* THE EXERCISE
Exactly the lines from the start of the data below through the line that contains "var seriesNames = ['Nitrogen" are to be copied, with pictures left out.

* INFORMATION SUPPLIED
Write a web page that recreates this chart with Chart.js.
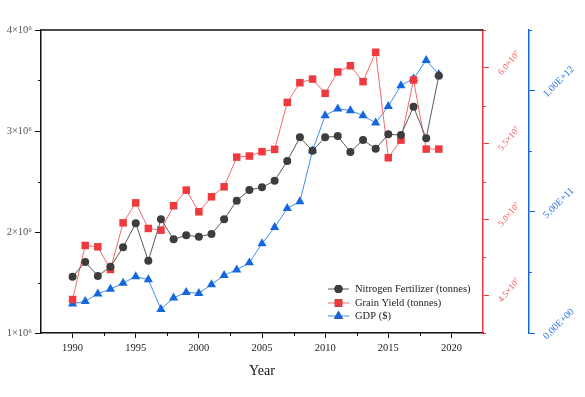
<!DOCTYPE html>
<html>
<head>
<meta charset="utf-8">
<script src="https://cdn.jsdelivr.net/npm/chart.js@4.4.1/dist/chart.umd.min.js"></script>
<style>
  html, body { margin: 0; padding: 0; background: #fff; }
  #wrap { width: 585px; height: 397px; }
</style>
</head>
<body>
<div id="wrap"><canvas id="myChart" width="585" height="397"></canvas></div>
<script>
// data
var years = [1990, 1991, 1992, 1993, 1994, 1995, 1996, 1997, 1998, 1999,
  2000, 2001, 2002, 2003, 2004, 2005, 2006, 2007, 2008, 2009,
  2010, 2011, 2012, 2013, 2014, 2015, 2016, 2017, 2018, 2019];

// tonnes
var nitrogen = [1.557e6, 1.703e6, 1.564e6, 1.657e6, 1.848e6, 2.086e6, 1.716e6, 2.126e6, 1.928e6, 1.967e6,
  1.954e6, 1.980e6, 2.126e6, 2.310e6, 2.416e6, 2.442e6, 2.508e6, 2.703e6, 2.937e6, 2.805e6,
  2.937e6, 2.950e6, 2.792e6, 2.911e6, 2.825e6, 2.967e6, 2.960e6, 3.241e6, 2.927e6, 3.548e6];

// tonnes
var grain = [4.471e7, 4.828e7, 4.819e7, 4.669e7, 4.977e7, 5.109e7, 4.940e7, 4.929e7, 5.090e7, 5.193e7,
  5.050e7, 5.149e7, 5.215e7, 5.411e7, 5.418e7, 5.447e7, 5.462e7, 5.772e7, 5.902e7, 5.926e7,
  5.832e7, 5.973e7, 6.014e7, 5.909e7, 6.103e7, 5.407e7, 5.523e7, 5.920e7, 5.464e7, 5.464e7];

// dollars
var gdp = [1.20e11, 1.31e11, 1.62e11, 1.81e11, 2.06e11, 2.33e11, 2.20e11, 0.98e11, 1.45e11, 1.68e11,
  1.64e11, 2.00e11, 2.38e11, 2.61e11, 2.90e11, 3.69e11, 4.36e11, 5.14e11, 5.42e11, 7.52e11,
  8.97e11, 9.25e11, 9.18e11, 8.97e11, 8.67e11, 9.35e11, 1.021e12, 1.049e12, 1.125e12, 1.067e12];

var seriesNames = ['Nitrogen Fertilizer (tonnes)', 'Grain Yield (tonnes)', 'GDP ($)'];

// major tick values
var xTicks = [1990, 1995, 2000, 2005, 2010, 2015, 2020];
var nTicks = [1e6, 2e6, 3e6, 4e6];
var gTicks = [4.5e7, 5.0e7, 5.5e7, 6.0e7];
var dTicks = [0, 5e11, 1e12];

// minor tick values
var xMinor = [1992.5, 1997.5, 2002.5, 2007.5, 2012.5, 2017.5];
var nMinor = [1.5e6, 2.5e6, 3.5e6];
var gMinor = [4.25e7, 4.75e7, 5.25e7, 5.75e7, 6.25e7];
var dMinor = [2.5e11, 7.5e11, 1.25e12];

var serif = 'Liberation Serif, Times New Roman, serif';
var RED = '#f0393c';
var BLUE = '#1567dd';
var GREY = '#3d3d3d';

function pts(vals) {
  return years.map((yr, i) => ({ x: yr, y: vals[i] }));
}

function fixTicks(list) {
  return s => { s.ticks = list.map(v => ({ value: v })); };
}

function sciE(v) {
  if (v === 0) return '0.00E+00';
  var e = Math.floor(Math.log10(v));
  var m = v / Math.pow(10, e);
  return m.toFixed(2) + 'E+' + (e < 10 ? '0' + e : e);
}

// minor ticks, top border and legend
const extras = {
  id: 'extras',
  afterDraw(chart) {
    const c = chart.ctx;
    const a = chart.chartArea;
    const sx = chart.scales.x, sy = chart.scales.y, sg = chart.scales.y1, sd = chart.scales.y2;
    c.save();
    c.lineWidth = 1.5;
    // top frame line
    c.strokeStyle = '#111';
    c.beginPath();
    c.moveTo(a.left, a.top);
    c.lineTo(a.right, a.top);
    c.stroke();

    c.lineWidth = 1;
    c.beginPath();
    xMinor.forEach(v => { const p = Math.round(sx.getPixelForValue(v)) + 0.5; c.moveTo(p, a.bottom); c.lineTo(p, a.bottom + 3); });
    nMinor.forEach(v => { const p = Math.round(sy.getPixelForValue(v)) + 0.5; c.moveTo(a.left, p); c.lineTo(a.left - 3, p); });
    c.stroke();
    c.strokeStyle = RED;
    c.beginPath();
    gMinor.forEach(v => { const p = Math.round(sg.getPixelForValue(v)) + 0.5; c.moveTo(sg.left, p); c.lineTo(sg.left + 3, p); });
    c.stroke();
    c.strokeStyle = BLUE;
    c.beginPath();
    dMinor.forEach(v => { const p = Math.round(sd.getPixelForValue(v)) + 0.5; c.moveTo(sd.left, p); c.lineTo(sd.left + 3, p); });
    c.stroke();

    // legend
    const rows = [289, 303, 316];
    c.font = '10.5px ' + serif;
    c.textBaseline = 'middle';
    chart.data.datasets.forEach((ds, i) => {
      const y = rows[i];
      c.strokeStyle = ds.borderColor;
      c.lineWidth = 1;
      c.beginPath();
      c.moveTo(328, y);
      c.lineTo(349, y);
      c.stroke();
      Chart.helpers.drawPoint(c, {
        pointStyle: ds.pointStyle, radius: ds.pointRadius, rotation: 0, borderWidth: 0
      }, 338.5, y);
      c.fillStyle = ds.pointBackgroundColor;
      c.fill();
      c.fillStyle = '#1a1a1a';
      c.fillText(ds.label, 355, y + 0.5);
    });
    c.restore();
  }
};

const ctx = document.getElementById('myChart');
const myChart = new Chart(ctx, {
  type: 'line',
  data: {
    datasets: [{
      label: seriesNames[0],
      data: pts(nitrogen),
      yAxisID: 'y',
      borderColor: '#5a5a5a',
      borderWidth: 1,
      pointStyle: 'circle',
      pointRadius: 4,
      pointBackgroundColor: GREY,
      pointBorderColor: GREY,
      pointBorderWidth: 0
    }, {
      label: seriesNames[1],
      data: pts(grain),
      yAxisID: 'y1',
      borderColor: '#f36a6a',
      borderWidth: 1,
      pointStyle: 'rect',
      pointRadius: 5.3,
      pointBackgroundColor: RED,
      pointBorderColor: RED,
      pointBorderWidth: 0
    }, {
      label: seriesNames[2],
      data: pts(gdp),
      yAxisID: 'y2',
      borderColor: '#3f8cf0',
      borderWidth: 1,
      pointStyle: 'triangle',
      pointRadius: 5.3,
      pointBackgroundColor: BLUE,
      pointBorderColor: BLUE,
      pointBorderWidth: 0
    }]
  },
  options: {
    responsive: false,
    animation: false,
    devicePixelRatio: 1,
    layout: { padding: { top: 30, left: 0, right: 0, bottom: 0 } },
    plugins: {
      legend: { display: false },
      tooltip: { enabled: false }
    },
    scales: {
      x: {
        type: 'linear',
        position: 'bottom',
        min: 1987.5,
        max: 2022.5,
        afterBuildTicks: fixTicks(xTicks),
        afterFit: s => { s.height = 64; },
        grid: { drawOnChartArea: false, tickLength: 5, tickColor: '#111', tickWidth: 1 },
        border: { color: '#111', width: 1.5 },
        ticks: {
          padding: 4,
          color: '#222',
          font: { family: serif, size: 10.5 },
          callback: v => String(v)
        },
        title: {
          display: true,
          text: 'Year',
          color: '#111',
          font: { family: serif, size: 14 },
          padding: { top: 4, bottom: 17 }
        }
      },
      y: {
        position: 'left',
        min: 1e6,
        max: 4e6,
        afterBuildTicks: fixTicks(nTicks),
        afterFit: s => { s.width = 41; },
        grid: { drawOnChartArea: false, tickLength: 6, tickColor: '#111', tickWidth: 1 },
        border: { color: '#111', width: 1.5 },
        ticks: {
          padding: 3,
          color: '#555',
          font: { family: serif, size: 10.5 },
          callback: v => (v / 1e6) + '×10⁶'
        }
      },
      y1: {
        position: 'right',
        weight: 0,
        min: 4.25e7,
        max: 6.25e7,
        afterBuildTicks: fixTicks(gTicks),
        afterFit: s => { s.width = 46; },
        grid: { drawOnChartArea: false, tickLength: 6, tickColor: RED, tickWidth: 1 },
        border: { color: RED, width: 1.5 },
        ticks: {
          padding: 11,
          minRotation: 50,
          maxRotation: 50,
          labelOffset: 6,
          color: '#f25555',
          font: { family: serif, size: 9 },
          callback: v => (v / 1e7).toFixed(1) + '×10⁷'
        }
      },
      y2: {
        position: 'right',
        weight: 1,
        min: 0,
        max: 1.25e12,
        afterBuildTicks: fixTicks(dTicks),
        afterFit: s => { s.width = 56; },
        grid: { drawOnChartArea: false, tickLength: 6, tickColor: BLUE, tickWidth: 1 },
        border: { color: BLUE, width: 1.5 },
        ticks: {
          padding: 10,
          minRotation: 45,
          maxRotation: 45,
          labelOffset: 5,
          color: '#2a72dc',
          font: { family: serif, size: 10 },
          callback: v => sciE(v)
        }
      }
    }
  },
  plugins: [extras]
});
</script>
</body>
</html>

* FULL RESPONSE
Write a web page that recreates this chart with Chart.js.
<!DOCTYPE html>
<html>
<head>
<meta charset="utf-8">
<script src="https://cdn.jsdelivr.net/npm/chart.js@4.4.1/dist/chart.umd.min.js"></script>
<style>
  html, body { margin: 0; padding: 0; background: #fff; }
  #wrap { width: 585px; height: 397px; }
</style>
</head>
<body>
<div id="wrap"><canvas id="myChart" width="585" height="397"></canvas></div>
<script>
// data
var years = [1990, 1991, 1992, 1993, 1994, 1995, 1996, 1997, 1998, 1999,
  2000, 2001, 2002, 2003, 2004, 2005, 2006, 2007, 2008, 2009,
  2010, 2011, 2012, 2013, 2014, 2015, 2016, 2017, 2018, 2019];

// tonnes
var nitrogen = [1.557e6, 1.703e6, 1.564e6, 1.657e6, 1.848e6, 2.086e6, 1.716e6, 2.126e6, 1.928e6, 1.967e6,
  1.954e6, 1.980e6, 2.126e6, 2.310e6, 2.416e6, 2.442e6, 2.508e6, 2.703e6, 2.937e6, 2.805e6,
  2.937e6, 2.950e6, 2.792e6, 2.911e6, 2.825e6, 2.967e6, 2.960e6, 3.241e6, 2.927e6, 3.548e6];

// tonnes
var grain = [4.471e7, 4.828e7, 4.819e7, 4.669e7, 4.977e7, 5.109e7, 4.940e7, 4.929e7, 5.090e7, 5.193e7,
  5.050e7, 5.149e7, 5.215e7, 5.411e7, 5.418e7, 5.447e7, 5.462e7, 5.772e7, 5.902e7, 5.926e7,
  5.832e7, 5.973e7, 6.014e7, 5.909e7, 6.103e7, 5.407e7, 5.523e7, 5.920e7, 5.464e7, 5.464e7];

// dollars
var gdp = [1.20e11, 1.31e11, 1.62e11, 1.81e11, 2.06e11, 2.33e11, 2.20e11, 0.98e11, 1.45e11, 1.68e11,
  1.64e11, 2.00e11, 2.38e11, 2.61e11, 2.90e11, 3.69e11, 4.36e11, 5.14e11, 5.42e11, 7.52e11,
  8.97e11, 9.25e11, 9.18e11, 8.97e11, 8.67e11, 9.35e11, 1.021e12, 1.049e12, 1.125e12, 1.067e12];

var seriesNames = ['Nitrogen Fertilizer (tonnes)', 'Grain Yield (tonnes)', 'GDP ($)'];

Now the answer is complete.